Преображенский приказ еще не был специализированным ведомством; царь мог поручить конкретное расследование иному лицу – например, знаменитому «прибыльщику», изобретателю гербовой бумаги Алексею Курбатову. В 1704 году Курбатов обнаружил в серебряном ряду «воровское» (фальшивое) серебро. Продавец тут же принес следователю 300 рублей. Курбатов принял деньги как доказательство преступления и начал розыск, который категорически не желал передавать в Преображенский приказ, обращаясь к царю: «Благоволи милостивно вняти, почему невозможно сему делу быть в Преображенском. Яков Якимов явился в том же серебра воровстве, о котором сам князь Федор Юрьевич присылал стряпчего своего говорить, чтоб ему в том деле послабить. Дочь его, призвав меня в дом свой, о том же говорила; Кирила Матюшкин, который у него живет, не имея никакого дела, многажды о тех же ворах стужал, чтоб мне являть слабость, и бедство знатно по той ненависти наведено бедным того дела подьячим; Иван Суворов стужал многажды, едва не о первом воре просил и, что в том его не послушали, грозил на старого в том деле подьячего: попадется де скоро к нам в Преображенское! Подьячий Петр Исаков также просил о ином. Мать Федора Алексеевича [Головина] присылала с грозами, спрашивая, по какому я указу в том разыскиваю, и от иных многих непрестанное было стужание. Однако ж я пребывал в той беде, нимало их слушая; ныне колодники об отсылке в Преображенское все возрадовались, и из них некоторые бранили меня и говорили подьячему ‹…›: „Лихо де нам было здесь, а в Преображенском де нам будет скорая свобода: дьяки де и подьячие там нам друзья. Хотя князь Федор Юрьевич неправды сделать и не похочет, но чрез доношения и заступы учинят желатели неправды по своей воле“.[11]
После смещения царевны Софьи и утверждения Петра у власти в 1689 году «потешная изба» стала главной дворцовой канцелярией – появились новые царские хоромы и съезжий двор, который стал называться Генеральным двором. Здесь происходили заседания Боярской думы; здесь же комплектовалась, обучалась, снаряжалась новая армия. Потешный двор ведал гвардейскими полками, охраной порядка в Москве, царской охотой и зверинцем. Царь, переехав вместе с двором и учреждениями в строившийся Петербург, во время наездов в старую столицу именно Преображенское избирал временной резиденцией, где выслушивались расспросные речи царевича Алексея и заседал суд по делу обвиненного во взятках обер-фискала Алексея Нестерова.
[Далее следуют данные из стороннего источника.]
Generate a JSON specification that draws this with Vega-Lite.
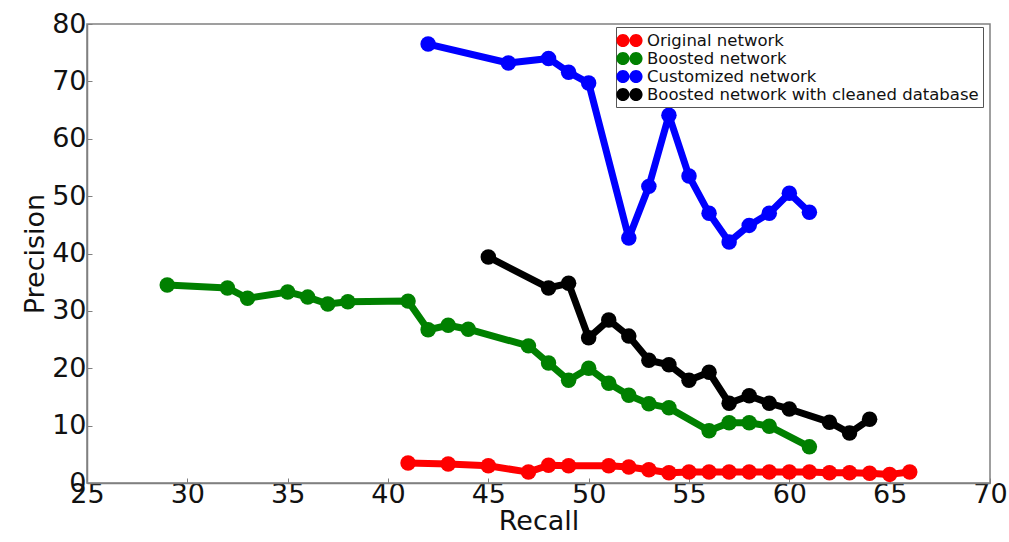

В штате Преображенского приказа состояли два дьяка и пять-восемь подьячих, дозорщик, два лекаря и лекарский ученик, заплечный мастер, четыре сторожа, четыре конюха и 16 рабочих – токари, плотники и кузнецы.[12] К нему были прикомандированы несколько десятков офицеров и солдат гвардии, которые несли караульную службу, охраняли зверинец и ведали охотничьим хозяйством государя. Князь Федор Юрьевич, в числе прочего, отстраивал Москву после пожара 1701 года, обеспечивал армию артиллерийскими орудиями и порохом, ведал одно время Аптекарским и Сибирским приказами, при этом иногда вторгаясь в юрисдикцию новоучрежденных коллегий. В 1719 году президент Юстиц-коллегии граф А. А. Матвеев дважды жаловался Петру I, что Преображенский приказ разбирает дела, которые «подлежат» его ведению и при этом, пользуясь своим исключительным положением, на запросы из других учреждений не отвечает и никаких справок и документов не выдает.[13]
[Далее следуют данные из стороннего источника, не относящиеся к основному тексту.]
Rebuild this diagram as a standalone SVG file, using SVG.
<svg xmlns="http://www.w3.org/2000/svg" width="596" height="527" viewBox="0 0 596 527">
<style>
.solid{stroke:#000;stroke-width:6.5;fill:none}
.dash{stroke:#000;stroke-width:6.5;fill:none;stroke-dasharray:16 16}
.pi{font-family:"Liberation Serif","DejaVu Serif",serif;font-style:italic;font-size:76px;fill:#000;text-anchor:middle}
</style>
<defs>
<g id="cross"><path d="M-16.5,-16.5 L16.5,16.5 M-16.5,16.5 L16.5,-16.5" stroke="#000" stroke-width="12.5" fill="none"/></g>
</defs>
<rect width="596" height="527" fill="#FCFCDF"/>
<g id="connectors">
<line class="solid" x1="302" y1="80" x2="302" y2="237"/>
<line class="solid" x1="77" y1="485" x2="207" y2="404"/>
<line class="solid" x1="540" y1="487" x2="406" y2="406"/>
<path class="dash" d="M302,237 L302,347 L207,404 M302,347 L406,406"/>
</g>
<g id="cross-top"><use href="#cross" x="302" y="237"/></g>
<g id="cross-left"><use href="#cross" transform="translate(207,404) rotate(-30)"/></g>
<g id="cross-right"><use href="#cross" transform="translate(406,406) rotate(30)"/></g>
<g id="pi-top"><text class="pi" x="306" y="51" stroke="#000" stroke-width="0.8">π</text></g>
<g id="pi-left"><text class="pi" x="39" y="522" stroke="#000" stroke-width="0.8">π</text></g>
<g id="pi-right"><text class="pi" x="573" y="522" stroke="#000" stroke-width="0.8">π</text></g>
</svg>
Постепенно из аморфной структуры Преображенского приказа выделилась Главная канцелярия, которая со временем сосредоточила в своих руках следствие и суд по государственным делам. Указом 25 сентября 1702 года судопроизводство по «государеву слову и делу» было изъято из подведомственности чиновников Судного приказа, судей других приказов, городовых воевод, а также монастырских властей и помещиков.[14] Любое учреждение, в которое мог обратиться доносчик, обязано было под угрозой штрафа доставить его, не начиная следствия, в Преображенский приказ; его указы стали обязательными для всех центральных и местных учреждений. В случае вмешательства в его компетенцию должностные лица могли быть привлечены к судебной и административной ответственности, как произошло в 1704 году с дьяком Ярославской приказной избы Угримовым, битым батогами «за то, что он роспрашивал в государевом деле колодников». Наказание грозило местным властям также за недостаточно оперативное выполнение распоряжений Ромодановского: с костромского воеводы в 1708 году были взысканы 100 рублей «за его ослушание, что он по тем грамотам не писал и колодников не присылал».[15]